- Task statement -
What follows is a listing; give it again exactly, in its entirety.

- Source material -

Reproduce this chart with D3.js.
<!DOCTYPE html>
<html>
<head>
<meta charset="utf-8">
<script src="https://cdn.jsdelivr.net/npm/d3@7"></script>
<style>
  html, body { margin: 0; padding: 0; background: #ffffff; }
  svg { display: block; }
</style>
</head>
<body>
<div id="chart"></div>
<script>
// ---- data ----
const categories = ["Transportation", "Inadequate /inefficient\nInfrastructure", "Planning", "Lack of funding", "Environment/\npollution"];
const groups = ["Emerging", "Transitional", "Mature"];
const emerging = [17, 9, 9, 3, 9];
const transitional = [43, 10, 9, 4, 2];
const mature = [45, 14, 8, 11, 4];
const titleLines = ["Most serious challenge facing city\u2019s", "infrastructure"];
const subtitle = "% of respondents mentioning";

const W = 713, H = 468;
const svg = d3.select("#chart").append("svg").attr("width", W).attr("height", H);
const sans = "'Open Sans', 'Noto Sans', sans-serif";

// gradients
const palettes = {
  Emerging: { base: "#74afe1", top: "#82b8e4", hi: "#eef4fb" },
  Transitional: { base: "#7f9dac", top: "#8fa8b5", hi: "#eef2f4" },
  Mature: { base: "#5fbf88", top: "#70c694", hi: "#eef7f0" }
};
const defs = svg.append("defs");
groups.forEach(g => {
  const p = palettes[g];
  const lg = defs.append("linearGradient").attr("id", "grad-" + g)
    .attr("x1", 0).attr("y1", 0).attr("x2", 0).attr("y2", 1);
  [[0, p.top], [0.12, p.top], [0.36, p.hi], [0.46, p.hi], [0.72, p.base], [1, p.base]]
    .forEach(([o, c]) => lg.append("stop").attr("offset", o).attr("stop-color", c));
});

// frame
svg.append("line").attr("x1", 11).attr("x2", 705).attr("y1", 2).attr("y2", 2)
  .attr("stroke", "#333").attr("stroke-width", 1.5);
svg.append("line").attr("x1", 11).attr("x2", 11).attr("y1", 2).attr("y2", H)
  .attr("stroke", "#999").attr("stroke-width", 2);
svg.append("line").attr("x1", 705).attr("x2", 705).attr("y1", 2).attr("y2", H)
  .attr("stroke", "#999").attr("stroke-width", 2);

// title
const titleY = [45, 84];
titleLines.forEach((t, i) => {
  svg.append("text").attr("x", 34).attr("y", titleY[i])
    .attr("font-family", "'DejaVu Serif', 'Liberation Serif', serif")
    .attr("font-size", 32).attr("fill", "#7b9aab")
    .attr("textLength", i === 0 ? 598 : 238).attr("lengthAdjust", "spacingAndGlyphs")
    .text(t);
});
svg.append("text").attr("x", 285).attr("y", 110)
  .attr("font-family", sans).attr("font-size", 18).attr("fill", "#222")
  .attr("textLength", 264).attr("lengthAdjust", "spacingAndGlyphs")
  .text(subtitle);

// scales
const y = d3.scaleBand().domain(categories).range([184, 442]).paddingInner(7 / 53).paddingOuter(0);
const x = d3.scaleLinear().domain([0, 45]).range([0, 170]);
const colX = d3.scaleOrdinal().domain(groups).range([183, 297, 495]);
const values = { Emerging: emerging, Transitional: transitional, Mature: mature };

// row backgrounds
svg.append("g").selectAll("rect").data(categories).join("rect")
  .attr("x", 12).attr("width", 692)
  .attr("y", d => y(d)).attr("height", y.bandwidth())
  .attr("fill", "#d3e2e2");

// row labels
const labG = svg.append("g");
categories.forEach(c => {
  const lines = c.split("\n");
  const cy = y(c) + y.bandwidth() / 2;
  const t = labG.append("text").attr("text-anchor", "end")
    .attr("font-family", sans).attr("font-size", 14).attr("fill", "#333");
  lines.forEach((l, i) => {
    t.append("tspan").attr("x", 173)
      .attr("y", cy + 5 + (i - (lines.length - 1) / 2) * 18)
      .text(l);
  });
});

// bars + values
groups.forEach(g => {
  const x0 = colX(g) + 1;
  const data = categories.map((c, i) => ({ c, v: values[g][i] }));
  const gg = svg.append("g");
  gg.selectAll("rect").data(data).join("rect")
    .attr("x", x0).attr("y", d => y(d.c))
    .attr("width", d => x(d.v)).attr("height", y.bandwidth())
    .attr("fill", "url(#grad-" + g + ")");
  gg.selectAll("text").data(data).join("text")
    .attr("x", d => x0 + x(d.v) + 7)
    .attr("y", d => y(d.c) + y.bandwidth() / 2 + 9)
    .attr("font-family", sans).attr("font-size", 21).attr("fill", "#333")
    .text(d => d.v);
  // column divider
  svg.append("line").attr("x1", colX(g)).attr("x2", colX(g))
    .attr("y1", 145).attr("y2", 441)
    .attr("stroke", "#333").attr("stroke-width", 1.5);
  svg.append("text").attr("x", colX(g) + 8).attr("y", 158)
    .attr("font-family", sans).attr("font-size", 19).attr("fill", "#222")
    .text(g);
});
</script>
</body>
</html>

- Exercise response -
Reproduce this chart with D3.js.
<!DOCTYPE html>
<html>
<head>
<meta charset="utf-8">
<script src="https://cdn.jsdelivr.net/npm/d3@7"></script>
<style>
  html, body { margin: 0; padding: 0; background: #ffffff; }
  svg { display: block; }
</style>
</head>
<body>
<div id="chart"></div>
<script>
// ---- data ----
const categories = ["Transportation", "Inadequate /inefficient\nInfrastructure", "Planning", "Lack of funding", "Environment/\npollution"];
const groups = ["Emerging", "Transitional", "Mature"];
const emerging = [17, 9, 9, 3, 9];
const transitional = [43, 10, 9, 4, 2];
const mature = [45, 14, 8, 11, 4];
const titleLines = ["Most serious challenge facing city\u2019s", "infrastructure"];
const subtitle = "% of respondents mentioning";

const W = 713, H = 468;
const svg = d3.select("#chart").append("svg").attr("width", W).attr("height", H);
const sans = "'Open Sans', 'Noto Sans', sans-serif";

// gradients
const palettes = {
  Emerging: { base: "#74afe1", top: "#82b8e4", hi: "#eef4fb" },
  Transitional: { base: "#7f9dac", top: "#8fa8b5", hi: "#eef2f4" },
  Mature: { base: "#5fbf88", top: "#70c694", hi: "#eef7f0" }
};
const defs = svg.append("defs");
groups.forEach(g => {
  const p = palettes[g];
  const lg = defs.append("linearGradient").attr("id", "grad-" + g)
    .attr("x1", 0).attr("y1", 0).attr("x2", 0).attr("y2", 1);
  [[0, p.top], [0.12, p.top], [0.36, p.hi], [0.46, p.hi], [0.72, p.base], [1, p.base]]
    .forEach(([o, c]) => lg.append("stop").attr("offset", o).attr("stop-color", c));
});

// frame
svg.append("line").attr("x1", 11).attr("x2", 705).attr("y1", 2).attr("y2", 2)
  .attr("stroke", "#333").attr("stroke-width", 1.5);
svg.append("line").attr("x1", 11).attr("x2", 11).attr("y1", 2).attr("y2", H)
  .attr("stroke", "#999").attr("stroke-width", 2);
svg.append("line").attr("x1", 705).attr("x2", 705).attr("y1", 2).attr("y2", H)
  .attr("stroke", "#999").attr("stroke-width", 2);

// title
const titleY = [45, 84];
titleLines.forEach((t, i) => {
  svg.append("text").attr("x", 34).attr("y", titleY[i])
    .attr("font-family", "'DejaVu Serif', 'Liberation Serif', serif")
    .attr("font-size", 32).attr("fill", "#7b9aab")
    .attr("textLength", i === 0 ? 598 : 238).attr("lengthAdjust", "spacingAndGlyphs")
    .text(t);
});
svg.append("text").attr("x", 285).attr("y", 110)
  .attr("font-family", sans).attr("font-size", 18).attr("fill", "#222")
  .attr("textLength", 264).attr("lengthAdjust", "spacingAndGlyphs")
  .text(subtitle);

// scales
const y = d3.scaleBand().domain(categories).range([184, 442]).paddingInner(7 / 53).paddingOuter(0);
const x = d3.scaleLinear().domain([0, 45]).range([0, 170]);
const colX = d3.scaleOrdinal().domain(groups).range([183, 297, 495]);
const values = { Emerging: emerging, Transitional: transitional, Mature: mature };

// row backgrounds
svg.append("g").selectAll("rect").data(categories).join("rect")
  .attr("x", 12).attr("width", 692)
  .attr("y", d => y(d)).attr("height", y.bandwidth())
  .attr("fill", "#d3e2e2");

// row labels
const labG = svg.append("g");
categories.forEach(c => {
  const lines = c.split("\n");
  const cy = y(c) + y.bandwidth() / 2;
  const t = labG.append("text").attr("text-anchor", "end")
    .attr("font-family", sans).attr("font-size", 14).attr("fill", "#333");
  lines.forEach((l, i) => {
    t.append("tspan").attr("x", 173)
      .attr("y", cy + 5 + (i - (lines.length - 1) / 2) * 18)
      .text(l);
  });
});

// bars + values
groups.forEach(g => {
  const x0 = colX(g) + 1;
  const data = categories.map((c, i) => ({ c, v: values[g][i] }));
  const gg = svg.append("g");
  gg.selectAll("rect").data(data).join("rect")
    .attr("x", x0).attr("y", d => y(d.c))
    .attr("width", d => x(d.v)).attr("height", y.bandwidth())
    .attr("fill", "url(#grad-" + g + ")");
  gg.selectAll("text").data(data).join("text")
    .attr("x", d => x0 + x(d.v) + 7)
    .attr("y", d => y(d.c) + y.bandwidth() / 2 + 9)
    .attr("font-family", sans).attr("font-size", 21).attr("fill", "#333")
    .text(d => d.v);
  // column divider
  svg.append("line").attr("x1", colX(g)).attr("x2", colX(g))
    .attr("y1", 145).attr("y2", 441)
    .attr("stroke", "#333").attr("stroke-width", 1.5);
  svg.append("text").attr("x", colX(g) + 8).attr("y", 158)
    .attr("font-family", sans).attr("font-size", 19).attr("fill", "#222")
    .text(g);
});
</script>
</body>
</html>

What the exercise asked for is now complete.